Before 2011, substantively identical language was codified at K.S.A. 21-4614. In
discussing that statute, the court has said,
"Under Kansas law, a judge who sentences a defendant to confinement is
required to grant credit for the time which the defendant spent incarcerated pending the
disposition of his or her case. 'The provisions of K.S.A. 21-4614 are mandatory and
require that a criminal defendant sentenced to incarceration be given credit for all time
spent in custody solely on the charge for which he is being sentenced.' [Citations
omitted.]" State v. Harper, 275 Kan. 888, 890, 69 P.3d 1105 (2003).

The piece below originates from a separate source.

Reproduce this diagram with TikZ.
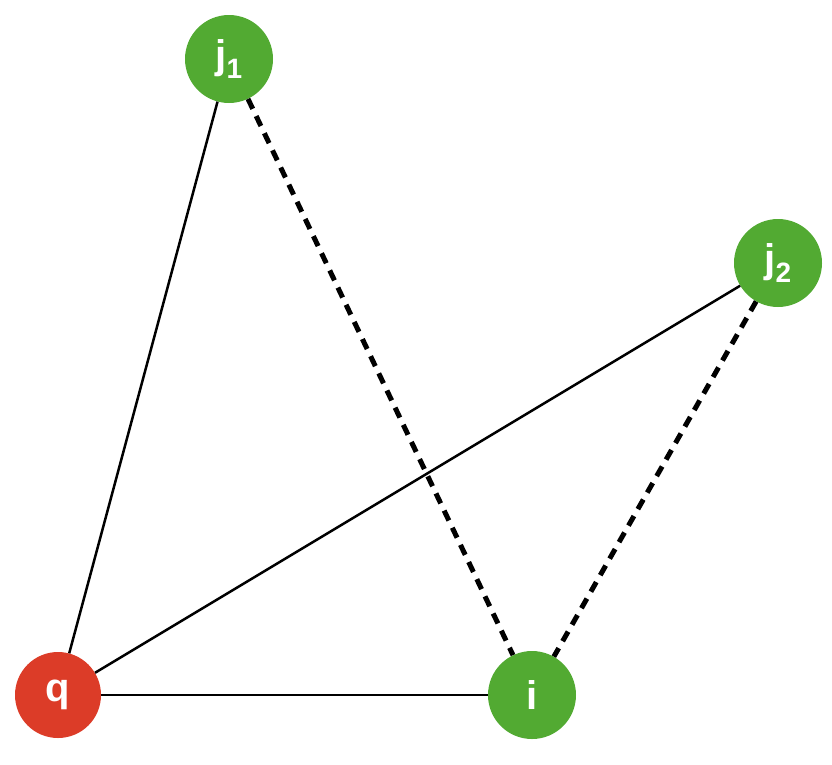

The court has also held "K.S.A. 21-4614 contains no provision for credit in excess
of the time an individual is actually incarcerated in jail." State v. Lofton, 272 Kan. 216,
217-18, 32 P.3d 711 (2001). Accordingly, when consecutive sentences are imposed for
multiple crimes the defendant's time in custody can only be awarded against one of the
sentences.
In Lofton, the court applied this rule to hold that when a defendant was convicted
of two crimes in a single case, and consecutive sentences were ordered, the defendant
was not entitled to have each sentence reduced by the full amount of time he spent in jail
pending the charges. 272 Kan. at 218. And the Court of Appeals has applied this rule to
hold that if consecutive sentences are imposed in separate cases, the defendant is still
only entitled to a single day of jail time credit for each day spent in jail—that "'[j]ail
credit awarded in two cases for the same dates can only be counted once when sentences
are run consecutively.'" State v. Molina, No. 98,244, 2008 WL 4222917, at *5 (Kan. App.
39
2008) (unpublished opinion) (quoting another unpublished Court of Appeals' decision in
Worrell v. State, No. 97,611, 2008 WL 762514, at *2 [Kan. App. 2008] [unpublished
opinion]).
Within this legal framework, there is a problem with Davis' argument. The court's
oral pronouncement arguably was ambiguous because it qualified its jail-credit order to
time spent "in custody in this case." There is a legal standard governing jail credit—credit
in a case is given for time spent in custody "solely on the charge."
Davis' journal entry indicates the 599 days were awarded as jail credit against
another case's sentence, to which the sentence in this case would run consecutive.
Nothing suggests this is not true. And under the rule in Lofton and Molina no jail credit
may be awarded against the sentence in this case because it has already been "used up" in
the prior case. Nothing in the record demonstrates the journal entry is inconsistent with
either the court's oral pronouncement or Kansas law. We hold there was no error.